We did a single, starting in North Greenwich and alighting at the Royal Docks after a potentially anticlimactic but actually quite thrilling 10-minute ride. Provided you don’t rock up when it’s mega busy you’re pretty much guaranteed your own car, with one swinging onto the boarding platform every 15 seconds. Buggies are welcomed and the whole thing is a much more low-key, DIY affair than one would expect given the way they wank on about ‘flights’ and ‘experiences’ like it’s bloody space tourism. We pretty much just tapped in as normal then hopped on and off. I mean it’s only a ruddy cable car at the end of the day.
The views are obviously amazing and neither me nor Babu freaked out anything like I was expecting us to given my fear of flying and her fear of motion. It’s a little bit bumpy but definitely not scary, unless you have acrophobia in which case obviously don’t do this. You will also probably need an additional activity near your boarding or alighting point (or both). We walked from Royal Docks to the Thames Barrier Park, which I wouldn’t really recommend as it involved a grim trudge along a dual carriageway that totally wasn’t worth it and made us all cross.

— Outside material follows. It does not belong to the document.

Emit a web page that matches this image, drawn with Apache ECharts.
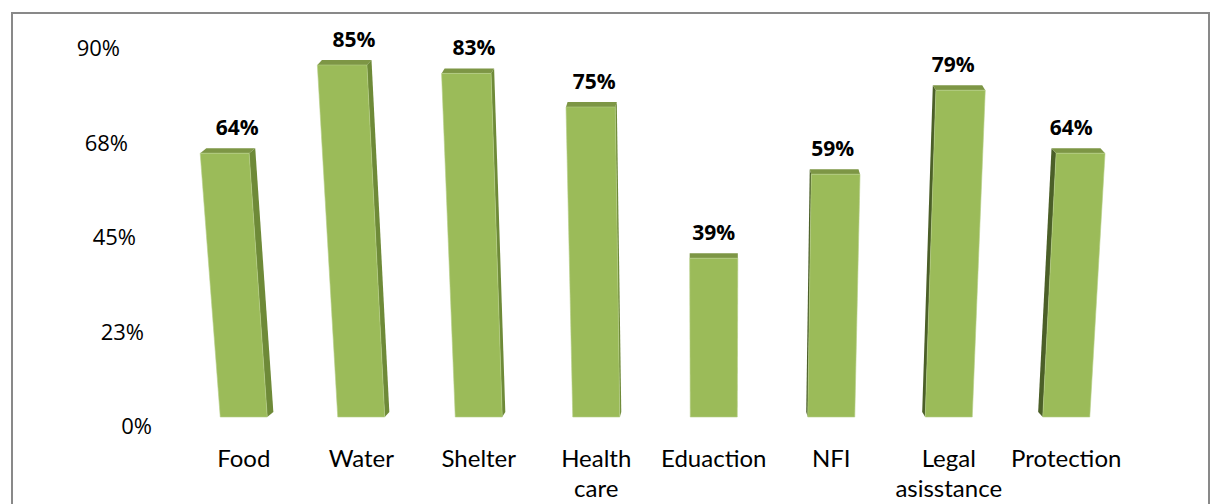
<!DOCTYPE html>
<html>
<head>
<meta charset="utf-8">
<script src="https://cdn.jsdelivr.net/npm/echarts@6/dist/echarts.min.js"></script>
<style>
  html, body { margin: 0; padding: 0; background: #fff; }
  #chart { width: 1215px; height: 504px; }
</style>
</head>
<body>
<div id="chart"></div>
<script>
// data
const categories = ["Food", "Water", "Shelter", "Health\ncare", "Eduaction", "NFI", "Legal\nasisstance", "Protection"];
const shares = [64, 85, 83, 75, 39, 59, 79, 64];
const yMax = 90;
const yStep = 22.5; // ticks show as 0% 23% 45% 68% 90%

// fake 3d look: columns lean away from the 5th column
const VANISH_INDEX = 4;
const TILT = 0.000154;

const chart = echarts.init(document.getElementById("chart"), null, { renderer: "svg" });

function renderBar(params, api) {
  const idx = api.value(0);
  const val = api.value(1);
  const base = api.coord([idx, 0]);
  const top = api.coord([idx, val]);
  const depth = 5;
  const xc = base[0], yb = base[1], yt = top[1] + depth;
  const hw = api.size([1, 0])[0] * 0.2;
  const vx = api.coord([VANISH_INDEX, 0])[0];
  const P = (x, y) => [vx + (x - vx) * (1 + TILT * (yb - y)), y];
  const dx = -(xc - vx) * 0.013, dy = -depth;
  const mv = (p) => [p[0] + dx, p[1] + dy];

  const bl = P(xc - hw, yb), br = P(xc + hw, yb), tr = P(xc + hw, yt), tl = P(xc - hw, yt);
  let side;
  if (dx >= 0) side = [br, tr, mv(tr), mv(br)];
  else side = [bl, tl, mv(tl), mv(bl)];

  const mid = P(xc, yt)[0];
  return {
    type: "group",
    children: [
      { type: "polygon", shape: { points: side }, style: { fill: dx >= 0 ? "#6e8a38" : "#4b5f28" } },
      { type: "polygon", shape: { points: [tl, tr, mv(tr), mv(tl)] }, style: { fill: "#7d9645" } },
      { type: "polygon", shape: { points: [bl, br, tr, tl] }, style: { fill: "#9bbb59", stroke: "#b5cf86", lineWidth: 0.6 } },
      {
        type: "text",
        style: {
          text: val + "%",
          x: (xc + mid) / 2 + dx / 2,
          y: top[1] - 21,
          align: "center",
          verticalAlign: "middle",
          font: 'bold 21px "Open Sans"',
          fill: "#000"
        }
      }
    ]
  };
}

// y labels drift outwards with the perspective too
const labelPad = {};
for (let i = 0; i * yStep <= yMax; i++) {
  labelPad["t" + i] = { padding: [16, i * 8, 0, 0], fontSize: 22, fontFamily: "Open Sans", color: "#000" };
}

chart.setOption({
  animation: false,
  graphic: [
    { type: "rect", shape: { x: 12, y: 13, width: 1197, height: 540 }, style: { fill: "none", stroke: "#898989", lineWidth: 2 } }
  ],
  grid: { left: 185, right: 90, top: 39, bottom: 87 },
  xAxis: {
    type: "category",
    data: categories,
    axisLine: { show: false },
    axisTick: { show: false },
    axisLabel: {
      interval: 0,
      margin: 25,
      fontFamily: "Lato",
      fontSize: 24,
      lineHeight: 30,
      color: "#000"
    }
  },
  yAxis: {
    type: "value",
    min: 0,
    max: yMax,
    interval: yStep,
    axisLine: { show: false },
    axisTick: { show: false },
    splitLine: { show: false },
    axisLabel: {
      margin: 33,
      formatter: function (v) {
        return "{t" + Math.round(v / yStep) + "|" + Math.round(v) + "%}";
      },
      rich: labelPad
    }
  },
  series: [
    {
      type: "custom",
      renderItem: renderBar,
      encode: { x: 0, y: 1 },
      clip: false,
      data: shares.map((v, i) => [i, v])
    }
  ]
});
</script>
</body>
</html>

Instead try checking out NOW! Gallery‘s latest immersive installation; The Line sculpture trail, which runs around the O2, the Royal Docks and along the River Lea and canals; or – in the summer months – the Urban Beach on the Royal Docks side.
Where and When?: The Emirates Air Line is open seven days a week from 7am on weekdays, 8am Saturdays and 9am Sundays. Closing times vary from 10 and 11pm, depending on the season and day of the week.
Best Bits: The view, obviously.
Worst Bits: It’s a pretty short ride, but still one of those things you should probably do.
Facilities: Step-free access.
Cost: A single boarding pass costs £4.50 for an adult and £2.30 for a child, while pay-as-you-go Oyster/contactless rates are £3.50 for an adult and £1.70 for a child (under-5s go free).
Would We Come Back?: Sure, why not?
Bab enjoys the view on board the Emirates Air Line, North Greenwich.